Determining which data set is most like another

#1
I am new to this forum - so let me apologize in advance if this is the wrong location. Given a specific multivariate data set, and numerous other data sets, I want to find the one most "like" the original. So, for example (this is dumbed down for the sake of space), which set (B or C) is most like Set A? I am having trouble finding any information on how to do this, but also feel like it should be straightforward. I have done a chi squared test on (A,B) and (A,C) and have the p-values from both, but I'm unclear on how to compare the two, or if you even can compare them. Any help would be greatly appreciated!

Set A
50 hot dogs
30 hamburgers
20 veggies

Set B
55 hot dogs
25 hamburgers
20 veggies

Set C
110 hot dogs
50 hamburgers
40 veggies
 
#3
Of course I wasn't thinking simply enough! Thank you! But squared Euclidean distances don't take into account the different sizes of the data sets.
 
#4
I'm still struggling with this problem based on total size of data sets. Is there no way to say "A is an 80% match, B is a 77% match, etc.". I really feel like I need to include a statistical comparison.
 

Dason

Ambassador to the humans
#5
To deal with the sample size issue you could just normalize all of your data so you're looking at the proportion of the total instead of the raw counts.

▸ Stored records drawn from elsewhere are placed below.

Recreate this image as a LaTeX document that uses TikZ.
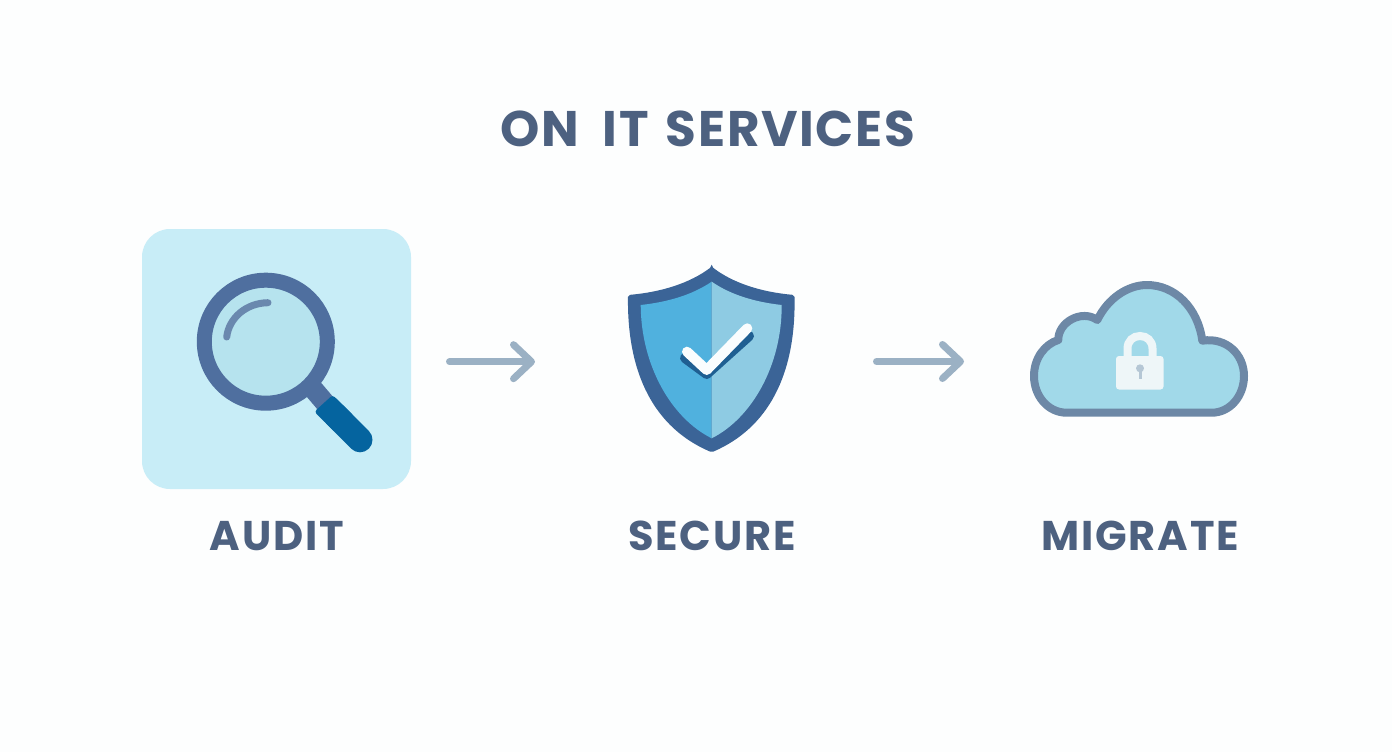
\documentclass[tikz,border=0pt]{standalone}
\usepackage{fontspec}
\usetikzlibrary{arrows.meta}
\newfontfamily\headfont[LetterSpace=3.3]{Poppins Bold}
\newfontfamily\capfont[LetterSpace=4.5]{Poppins Bold}
\definecolor{txt}{HTML}{4D6180}
\definecolor{tile}{HTML}{C8EDF7}
\definecolor{lens}{HTML}{B6E3EE}
\definecolor{ring}{HTML}{4F6F9F}
\definecolor{shine}{HTML}{6A88AE}
\definecolor{grip}{HTML}{05649F}
\definecolor{arrowc}{HTML}{9BB1C4}
\definecolor{shieldout}{HTML}{3B6497}
\definecolor{shieldl}{HTML}{50B1DE}
\definecolor{shieldr}{HTML}{8ECBE3}
\definecolor{tickshadow}{HTML}{1F5F92}
\definecolor{cloudline}{HTML}{6D88A6}
\definecolor{cloudfill}{HTML}{A1D9E9}
\definecolor{lockc}{HTML}{EEF6F8}
\definecolor{keyc}{HTML}{B5C7D5}
\definecolor{paper}{HTML}{FDFEFE}
\tikzset{
  x=1pt,y=-1pt,
  title/.style={font=\headfont\fontsize{50}{50}\selectfont,text=txt,inner sep=0pt,anchor=center},
  caption/.style={font=\capfont\fontsize{41.5}{41.5}\selectfont,text=txt,inner sep=0pt,anchor=center},
  flow/.style={draw=arrowc,line width=7pt,line cap=round,-{Straight Barb[round,length=18pt,width=34pt,line width=7pt]}}
}
\begin{document}
\begin{tikzpicture}
\useasboundingbox (0,0) rectangle (1392,752);
\fill[paper] (0,0) rectangle (1392,752);
\node[title] (head) at (708,129) {ON\hspace{11pt} IT\hspace{5pt} SERVICES};
% audit tile
\fill[tile,rounded corners=28pt] (142,229) rectangle (411,489);
\draw[ring,line width=20pt] (309,384) -- (326,404);
\fill[grip,rounded corners=3pt] (314.3,411.7) -- (332.7,395) -- (354,416) -- (335.6,432.7) -- cycle;
\draw[grip,line width=25pt,line cap=round] (335,414.7) -- (360,439.8);
\draw[ring,line width=15pt,fill=lens] (265.8,341.7) circle[radius=61.5];
\draw[shine,line width=7pt,line cap=round] (226.7,337) .. controls (229,318) and (246,303) .. (268,302.7);
\node[caption] (audit) at (277,536) {AUDIT};
% arrows
\coordinate (a1s) at (449.5,361.7);
\coordinate (a1e) at (535,361.7);
\draw[flow] (a1s) -- (a1e);
\coordinate (a2s) at (876.5,361.5);
\coordinate (a2e) at (964,361.5);
\draw[flow] (a2s) -- (a2e);
% shield
\fill[shieldout,rounded corners=2pt] (711.7,266.7) .. controls (690,283) and (662,292) .. (628,295)
  .. controls (627,375) and (655,428) .. (711.7,452.3)
  .. controls (768,428) and (796,375) .. (794.5,295)
  .. controls (761,292) and (733,283) .. (711.7,266.7) -- cycle;
\fill[shieldl] (711.7,281.7) .. controls (692,295) and (668,302) .. (640.7,305)
  .. controls (641,365) and (671,418) .. (711.7,438.3) -- cycle;
\fill[shieldr] (711.7,281.7) .. controls (731,295) and (755,302) .. (781.7,305)
  .. controls (782,365) and (752,418) .. (711.7,438.3) -- cycle;
\draw[tickshadow,line width=10pt,line cap=round,line join=round] (685,358) -- (706.7,374) -- (749,336);
\draw[white!96!shieldr,line width=10pt,line cap=round,line join=round] (687,351.7) -- (706.7,370) -- (747.3,328.3);
\node[caption] (secure) at (712,536) {SECURE};
% cloud
\draw[cloudline,fill=cloudfill,line width=8pt,line join=round]
  (1066.7,412.7) .. controls (1048,412.7) and (1034,396) .. (1034,376)
  .. controls (1034,358) and (1045,344) .. (1058.3,340)
  .. controls (1058,322) and (1082,309) .. (1097.3,320)
  .. controls (1108,298) and (1128,285) .. (1147,285)
  .. controls (1175,285) and (1198,308) .. (1202.3,340.7)
  .. controls (1226,337) and (1244,354) .. (1244,376)
  .. controls (1244,396) and (1230,412.7) .. (1211.7,412.7) -- cycle;
\draw[lockc,line width=8pt] (1127.5,358) -- (1127.5,348.5) .. controls (1127.5,341) and (1133,336) .. (1140,336) .. controls (1147,336) and (1152.5,341) .. (1152.5,348.5) -- (1152.5,358);
\fill[lockc,rounded corners=3pt] (1116,356) rectangle (1163.5,389.5);
\fill[keyc] (1140,368.3) circle[radius=4pt];
\draw[keyc,line width=3pt] (1140,369) -- (1140,379);
\node[caption] (migrate) at (1140,536) {MIGRATE};
\end{tikzpicture}
\end{document}
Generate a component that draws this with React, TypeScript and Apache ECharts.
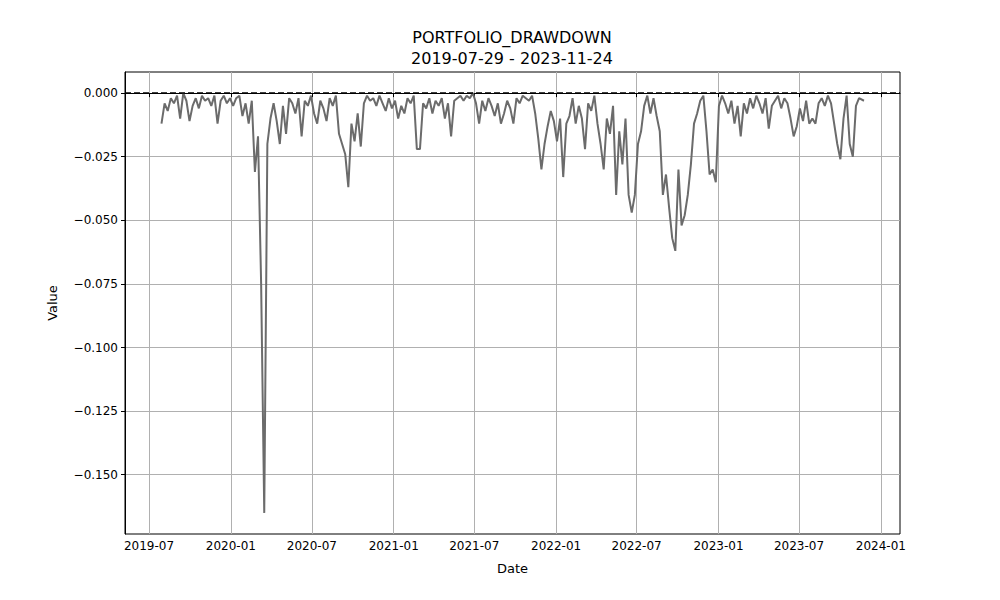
import { useEffect, useRef } from "react";
import * as echarts from "echarts";

// weekly drawdown readings starting 2019-07-29
const drawdown: number[] = [
  -0.012, -0.004, -0.007, -0.002, -0.004, -0.001, -0.01, 0, -0.003, -0.011,
  -0.005, -0.002, -0.006, -0.001, -0.003, -0.002, -0.005, -0.001, -0.012, -0.003,
  -0.001, -0.004, -0.002, -0.005, -0.002, -0.001, -0.009, -0.004, -0.012, -0.003,
  -0.031, -0.017, -0.075, -0.165, -0.02, -0.01, -0.004, -0.011, -0.02, -0.005,
  -0.016, -0.002, -0.004, -0.008, -0.002, -0.017, -0.003, -0.005, -0.001, -0.008,
  -0.012, -0.003, -0.006, -0.011, -0.002, -0.005, -0.001, -0.016, -0.02, -0.024,
  -0.037, -0.012, -0.019, -0.008, -0.021, -0.004, -0.001, -0.003, -0.002, -0.005,
  -0.001, -0.004, -0.007, -0.002, -0.006, -0.003, -0.01, -0.005, -0.008, -0.002,
  -0.004, -0.001, -0.022, -0.022, -0.004, -0.006, -0.002, -0.008, -0.003, -0.005,
  -0.002, -0.01, -0.004, -0.017, -0.003, -0.002, -0.001, -0.003, -0.001, -0.002,
  0, -0.004, -0.012, -0.003, -0.007, -0.002, -0.005, -0.009, -0.004, -0.012,
  -0.008, -0.003, -0.006, -0.012, -0.002, -0.004, -0.001, -0.002, -0.003, -0.001,
  -0.008, -0.018, -0.03, -0.02, -0.013, -0.007, -0.011, -0.019, -0.01, -0.033,
  -0.012, -0.009, -0.002, -0.012, -0.005, -0.01, -0.022, -0.004, -0.007, -0.001,
  -0.012, -0.02, -0.03, -0.01, -0.016, -0.005, -0.04, -0.015, -0.028, -0.01,
  -0.04, -0.047, -0.04, -0.02, -0.015, -0.005, -0.001, -0.008, -0.002, -0.009,
  -0.015, -0.04, -0.032, -0.045, -0.057, -0.062, -0.03, -0.052, -0.048, -0.04,
  -0.028, -0.012, -0.008, -0.003, -0.001, -0.015, -0.032, -0.03, -0.035, -0.005,
  -0.001, -0.004, -0.008, -0.003, -0.012, -0.005, -0.017, -0.004, -0.008, -0.002,
  -0.006, -0.001, -0.004, -0.008, -0.002, -0.014, -0.005, -0.003, -0.001, -0.006,
  -0.002, -0.004, -0.01, -0.017, -0.013, -0.006, -0.011, -0.003, -0.012, -0.01,
  -0.012, -0.004, -0.002, -0.005, -0.001, -0.004, -0.012, -0.02, -0.026, -0.01,
  -0.001, -0.02, -0.025, -0.005, -0.002, -0.003,
];
const startDate = "2019-07-29";
const endDate = "2023-11-24";
const xTicks = ["2019-07-01", "2020-01-01", "2020-07-01", "2021-01-01", "2021-07-01",
  "2022-01-01", "2022-07-01", "2023-01-01", "2023-07-01", "2024-01-01"];
const yTicks = [0, -0.025, -0.05, -0.075, -0.1, -0.125, -0.15];

const DAY = 86400000;
const t0 = Date.parse(startDate);
const points = drawdown.map((v, i) => [
  i === drawdown.length - 1 ? Date.parse(endDate) : t0 + i * 7 * DAY,
  v,
]);
const xTickValues = xTicks.map((d) => Date.parse(d));

function App() {
  const ref = useRef<HTMLDivElement | null>(null);

  useEffect(() => {
    if (!ref.current) return;
    const chart = echarts.init(ref.current, null, { renderer: "svg" });
    const font = "DejaVu Sans";
    chart.setOption({
      animation: false,
      textStyle: { fontFamily: font },
      graphic: [
        { type: "text", x: 504, y: 29, style: { text: "PORTFOLIO_DRAWDOWN", font: `16px ${font}`, fill: "#000", textAlign: "center", textVerticalAlign: "middle" } },
        { type: "text", x: 504, y: 50, style: { text: `${startDate} - ${endDate}`, font: `16px ${font}`, fill: "#000", textAlign: "center", textVerticalAlign: "middle" } },
      ],
      grid: { left: 117, top: 64, width: 775, height: 462, show: true, borderColor: "#000", borderWidth: 1 },
      xAxis: {
        type: "value",
        min: Date.parse("2019-05-08"),
        max: Date.parse("2024-02-13"),
        name: "Date",
        nameLocation: "middle",
        nameGap: 28,
        nameTextStyle: { color: "#000", fontSize: 13 },
        axisLine: { lineStyle: { color: "#000" } },
        axisTick: { customValues: xTickValues, length: 4, lineStyle: { color: "#000" } },
        axisLabel: {
          customValues: xTickValues,
          color: "#000", fontSize: 12, margin: 6,
          formatter: (v: number) => {
            const d = new Date(v);
            return `${d.getUTCFullYear()}-${String(d.getUTCMonth() + 1).padStart(2, "0")}`;
          },
        },
        splitLine: { show: true, lineStyle: { color: "#b0b0b0", width: 1 } },
      },
      yAxis: {
        type: "value",
        min: -0.1733,
        max: 0.0083,
        name: "Value",
        nameLocation: "middle",
        nameGap: 66,
        nameTextStyle: { color: "#000", fontSize: 13 },
        axisLine: { show: true, lineStyle: { color: "#000" } },
        axisTick: { show: true, customValues: yTicks, length: 4, lineStyle: { color: "#000" } },
        axisLabel: {
          customValues: yTicks,
          color: "#000", fontSize: 12, margin: 7,
          formatter: (v: number) => (v < 0 ? "\u2212" + Math.abs(v).toFixed(3) : v.toFixed(3)),
        },
        splitLine: { show: true, lineStyle: { color: "#b0b0b0", width: 1 } },
      },
      series: [
        {
          type: "line",
          data: points,
          showSymbol: false,
          lineStyle: { color: "#6b6b6b", width: 2 },
          markLine: {
            silent: true,
            symbol: "none",
            label: { show: false },
            lineStyle: { color: "#000", type: [6, 3], width: 1.5 },
            data: [{ yAxis: 0 }],
          },
        },
      ],
    });
    return () => chart.dispose();
  }, []);

  return <div ref={ref} style={{ width: "992px", height: "592px" }} />;
}

export default App;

So instead of having A = {50, 30, 20} convert it to {50/100, 30/100, 20/100} = {.5, .3, .2} so that all the elements sum to 1.
 
#6
I started out with using percentages but then you lose the fact that one data set is much larger than the others, which in this case, counts.
 

Dason

Ambassador to the humans
#7
Ok counts for what though? Ideally what would you see as a distance between these three data sets? Can you describe some properties you would want this distance measure to have for this data? It's hard to suggest anything else without knowing what you want.